The posting gave details about a home Stone and Parker reportedly co-own.
It also listed the addresses of their production office in California and the New York office of South Park’s broadcaster, Comedy Central.   
“We have to warn Matt and Trey that what they are doing is stupid and they will probably wind up like Theo Van Gogh for airing this show,” warned the posting, written in the name of Abu Talhah Al-Amrikee.
“This is not a threat, but a warning of the reality of what will likely happen to them,” it added.
Al-Amrikee later told the Associated Press the posting was not an incitement to violence. It had been published to raise awareness of the issue and to see that it did not happen again, he added.
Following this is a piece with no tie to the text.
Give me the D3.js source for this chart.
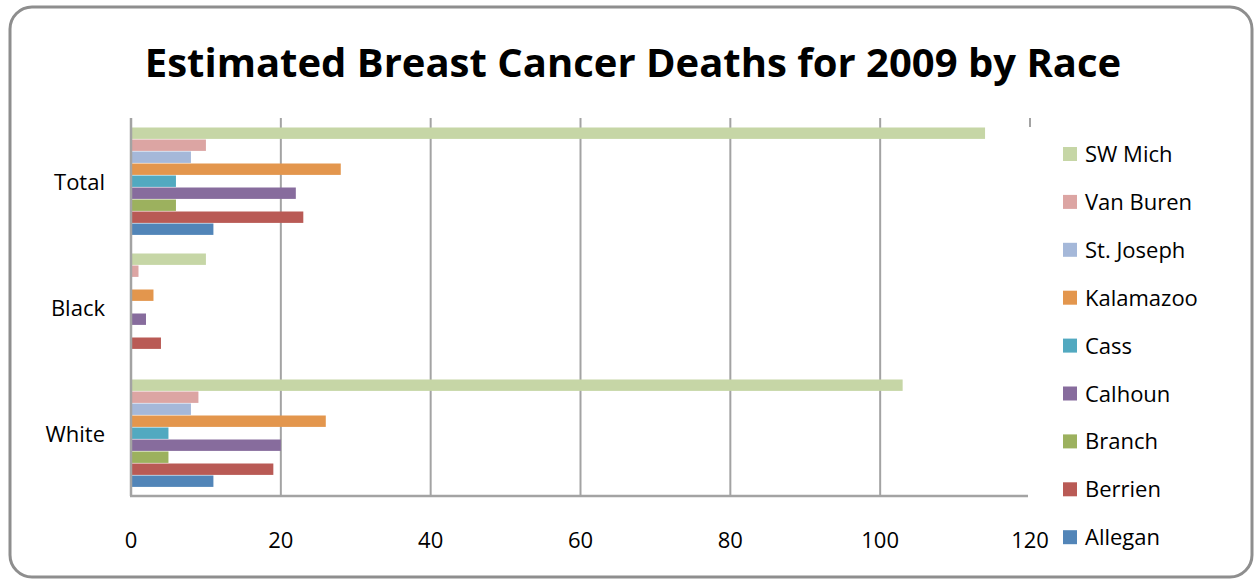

A Comedy Central spokesman said the network had no comment.
In the 200th episode of South Park broadcast last week, Muhammad appears several times inside a bear suit. The prophets of the other main religions are also depicted.
In 2006, Comedy Central banned Stone and Parker from showing an image of Muhammad in an episode that was intended to be part of a comment on the controversy caused by the publication of caricatures of the prophet by a Danish newspaper.
Muslims consider any physical representation of their prophet to be blasphemous and the caricatures sparked mass protests worldwide.
Meanwhile South Park beeped out the words Prophet Muhammad and plastered Wednesday’s episode with the word “CENSORED” after being issued a warning by the Muslim group.
The irreverent comedy show also substituted a controversial image seen last week of the Prophet Muhammad in a bear outfit with one of Santa Claus in the same costume.
It was not immediately clear if the move was a bid to tread carefully following the warning against the South Park creators, or if they were poking fun at the fuss.
South Park has a history of biting satire against politicians, celebrities and the media. The two Colorado filmmakers are known to often work on South Park until just before they air, enabling them to react to current events.
In Wednesday’s new episode, Jesus Christ was depicted watching pornography and Buddha was portrayed snorting cocaine.
According to US law enforcement officials, the federal government rarely prosecutes threat cases. The First Amendment of the US Constitution gives broad protections to free speech. — Reuters/BBCOnline.